Part 10 · Advanced Topics · Intermediate

Profiling Methodology

Build stable baselines, gather simulator profiler evidence, and prioritize fixes by measurable impact.

Why methodology matters

Without a method, tuning becomes guesswork. A clean methodology controls test selection, simulator options, and host environment so deltas are meaningful.

diagram
[PERF] baseline checklist

  use fixed test + seed
  use fixed simulator build and compile flags
  pin host variation where possible
  capture wall time + sim time + memory
  repeat runs to estimate noise band

Minimal baseline script

bash
#!/usr/bin/env bash
set -euo pipefail

TEST="${1:-axi_long_random}"
SEED="${2:-847211}"
LOG="out/logs/${TEST}_seed${SEED}.log"

simv +UVM_TESTNAME="$TEST" +ntb_random_seed="$SEED" \
     +UVM_VERBOSITY=UVM_LOW \
     -l "$LOG"

echo "[PERF] baseline done test=$TEST seed=$SEED log=$LOG"

Collecting profiler evidence

Each simulator exposes profiling options for call-path time and allocation behavior. Use them in dedicated profiling runs, then map expensive functions back to UVM components and callbacks.

bash
# Example patterns (actual flags are tool-specific)
simv +UVM_TESTNAME=axi_long_random +ntb_random_seed=847211 -simprofile time
simv +UVM_TESTNAME=axi_long_random +ntb_random_seed=847211 -simprofile mem

# Keep separate output directories per profile mode
mkdir -p out/prof/time out/prof/mem
diagram
[PERF] hotspot attribution model

  profiler frame -> file/function -> component path -> design intent

  Example:
    uvm_report_server::process_report_message
      -> env.scb.write_act
      -> repeated sprint formatting
      => logging hotspot in scoreboard

Actionable hotspot rules

  • Prioritize top contributors that are frequent and controllable.

  • Ignore tiny contributors until top hotspots are addressed.

  • Tie every fix candidate to one measurable bottleneck.


A/B measurement loop

For each optimization, run A/B comparisons with fixed seed and fixed configuration. Include at least one representative long test and one stress test.

bash
# A build (baseline)
simv_A +UVM_TESTNAME=axi_long_random +ntb_random_seed=847211 -l out/logs/A.log

# B build (candidate optimization)
simv_B +UVM_TESTNAME=axi_long_random +ntb_random_seed=847211 -l out/logs/B.log

# Compare key metrics
python3 tools/perf_compare.py out/logs/A.log out/logs/B.log
python
def pct_delta(old: float, new: float) -> float:
    if old == 0:
        return 0.0
    return ((new - old) / old) * 100.0

def verdict(delta_pct: float) -> str:
    if delta_pct < -5.0:
        return "improved"
    if delta_pct > 5.0:
        return "regressed"
    return "neutral"

Key takeaways

  • Use fixed baselines and repeated runs to reduce noise.

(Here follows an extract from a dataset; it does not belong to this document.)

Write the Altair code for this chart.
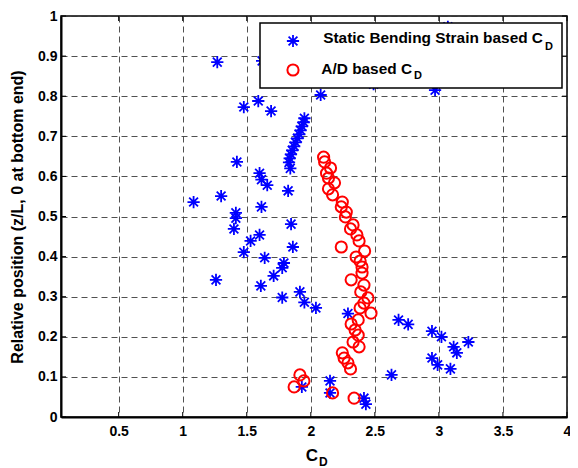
import altair as alt
import pandas as pd

# Static Bending Strain based C_D (blue asterisks)
star_x = [1.27, 1.62, 3.07, 2.49, 2.077, 2.97, 1.477, 1.59, 1.69,
          1.95, 1.945, 1.93, 1.92, 1.91, 1.895, 1.88, 1.87, 1.855, 1.845, 1.835, 1.83,
          1.84, 1.423, 1.60, 1.615, 1.66, 1.823, 1.085, 1.30, 1.615, 1.415, 1.415,
          1.40, 1.846, 1.60, 1.53, 1.477, 1.86, 1.64, 1.79, 1.777, 1.71, 1.26,
          1.61, 1.777, 1.915, 1.95, 2.04, 2.29, 2.685, 2.76, 2.946, 3.02, 3.115,
          3.14, 3.23, 2.946, 2.99, 3.09, 2.63, 2.15, 2.15, 1.93, 2.415, 2.43]
star_y = [0.885, 0.888, 0.973, 0.83, 0.803, 0.815, 0.773, 0.788, 0.763,
          0.745, 0.735, 0.725, 0.715, 0.705, 0.695, 0.685, 0.675, 0.665, 0.655, 0.645, 0.635,
          0.62, 0.636, 0.608, 0.592, 0.578, 0.564, 0.536, 0.551, 0.524, 0.509, 0.496,
          0.469, 0.481, 0.454, 0.439, 0.411, 0.424, 0.397, 0.384, 0.372, 0.352, 0.342,
          0.327, 0.298, 0.312, 0.286, 0.272, 0.258, 0.242, 0.231, 0.214, 0.20, 0.175,
          0.16, 0.187, 0.147, 0.13, 0.12, 0.105, 0.09, 0.06, 0.075, 0.047, 0.032]

# A/D based C_D (red circles)
circ_x = [2.10, 2.108, 2.154, 2.123, 2.138, 2.185, 2.138, 2.17, 2.246, 2.238,
          2.277, 2.27, 2.33, 2.31, 2.36, 2.377, 2.238, 2.42, 2.354, 2.385,
          2.40, 2.40, 2.315, 2.415, 2.39, 2.446, 2.415, 2.385, 2.47, 2.37,
          2.315, 2.346, 2.37, 2.33, 2.377, 2.246, 2.26, 2.29, 2.31, 1.915,
          1.946, 1.87, 2.17, 2.338]
circ_y = [0.648, 0.636, 0.621, 0.608, 0.596, 0.584, 0.569, 0.554, 0.536, 0.524,
          0.511, 0.499, 0.479, 0.469, 0.454, 0.439, 0.424, 0.414, 0.399, 0.389,
          0.374, 0.359, 0.342, 0.329, 0.312, 0.297, 0.284, 0.272, 0.259, 0.242,
          0.232, 0.217, 0.204, 0.187, 0.175, 0.16, 0.147, 0.135, 0.12, 0.105,
          0.09, 0.075, 0.06, 0.047]

x_ticks = [0.5, 1, 1.5, 2, 2.5, 3, 3.5, 4]
y_ticks = [0, 0.1, 0.2, 0.3, 0.4, 0.5, 0.6, 0.7, 0.8, 0.9, 1]

legend_labels = ["Static Bending Strain based C", "A/D based C"]
y_title = "Relative position (z/L, 0 at bottom end)"

W, H = 506, 401
FONT = "Liberation Sans"
STAR = "M-1,0L1,0M0,-1L0,1M-0.72,-0.72L0.72,0.72M-0.72,0.72L0.72,-0.72"

xs = alt.Scale(domain=[0.05, 4], nice=False, zero=False)
ys = alt.Scale(domain=[0, 1], nice=False, zero=False)

stars = pd.DataFrame({"x": star_x, "y": star_y})
circs = pd.DataFrame({"x": circ_x, "y": circ_y})
xt = pd.DataFrame({"x": x_ticks})
yt = pd.DataFrame({"y": y_ticks})
one = pd.DataFrame({"a": [0]})

x_axis = alt.Axis(values=x_ticks, title=None, grid=True, gridDash=[6, 4],
                  gridColor="#333", gridWidth=1, gridOpacity=0.85, tickSize=0,
                  labelPadding=7, labelFont=FONT, labelFontSize=14,
                  labelFontWeight="bold", labelColor="black", labelFlush=False,
                  domainColor="black", domainWidth=2, format="~g")
y_axis = alt.Axis(values=y_ticks, title=y_title, grid=True, gridDash=[6, 4],
                  gridColor="#333", gridWidth=1, gridOpacity=0.85, tickSize=0,
                  labelPadding=4, labelFont=FONT, labelFontSize=14,
                  labelFontWeight="bold", labelColor="black", labelFlush=False,
                  domainColor="black", domainWidth=2, format="~g",
                  titleFont=FONT, titleFontSize=16, titleFontWeight="bold",
                  titleColor="black", titlePadding=12)

X = alt.X("x:Q", scale=xs, axis=x_axis)
Y = alt.Y("y:Q", scale=ys, axis=y_axis)

pts_star = alt.Chart(stars).mark_point(shape=STAR, size=150, filled=False,
                                       stroke="#0000FF", strokeWidth=1.8, opacity=1).encode(x=X, y=Y)
pts_circ = alt.Chart(circs).mark_point(shape="circle", size=125, filled=False,
                                       stroke="#FF0000", strokeWidth=2, opacity=1).encode(x=X, y=Y)

tick_style = dict(color="black", strokeWidth=1)
top_t = alt.Chart(xt).mark_rule(**tick_style).encode(x=X, y=alt.value(0), y2=alt.value(5))
bot_t = alt.Chart(xt).mark_rule(**tick_style).encode(x=X, y=alt.value(H - 5), y2=alt.value(H))
left_t = alt.Chart(yt).mark_rule(**tick_style).encode(y=Y, x=alt.value(0), x2=alt.value(5))
right_t = alt.Chart(yt).mark_rule(**tick_style).encode(y=Y, x=alt.value(W - 5), x2=alt.value(W))

# legend box
leg_box = alt.Chart(one).mark_rect(fill="white", stroke="black", strokeWidth=1.5).encode(
    x=alt.value(199), x2=alt.value(501), y=alt.value(7), y2=alt.value(72))
leg_star = alt.Chart(one).mark_point(shape=STAR, size=150, filled=False,
                                     stroke="#0000FF", strokeWidth=1.8, opacity=1).encode(
    x=alt.value(232), y=alt.value(25))
leg_circ = alt.Chart(one).mark_point(shape="circle", size=125, filled=False,
                                     stroke="#FF0000", strokeWidth=2, opacity=1).encode(
    x=alt.value(232), y=alt.value(54))

def txt(s, x, y, size, align="right"):
    return alt.Chart(one).mark_text(text=s, font=FONT, fontSize=size, fontWeight="bold",
                                    color="black", align=align, baseline="alphabetic").encode(
        x=alt.value(x), y=alt.value(y))

leg_t1 = txt(legend_labels[0], 482, 27, 15.4)
leg_d1 = txt("D", 484, 34, 11, "left")
leg_t2 = txt(legend_labels[1], 351, 58, 15.4)
leg_d2 = txt("D", 353, 63, 11, "left")

xt_c = txt("C", 257, 445, 17)
xt_d = txt("D", 258, 450, 12, "left")

chart = alt.layer(
    pts_star, pts_circ, top_t, bot_t, left_t, right_t,
    leg_box, leg_star, leg_circ, leg_t1, leg_d1, leg_t2, leg_d2, xt_c, xt_d
).properties(
    width=W, height=H,
    autosize="none",
    padding={"left": 53, "top": 8, "right": 3, "bottom": 51},
).configure_view(stroke="black", strokeWidth=1.5)

chart.save("out.html", embed_options={"renderer": "svg", "actions": False})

  • Capture profiler evidence before proposing optimizations.

  • Map hotspots to concrete UVM code paths and ownership.

  • Accept optimizations only after A/B improvement is verified.

Common pitfalls

  • Comparing runs with different seeds and drawing strong conclusions.

  • Using only wall-clock time without simulator/profile context.

  • Keeping unverified performance changes because they feel cleaner.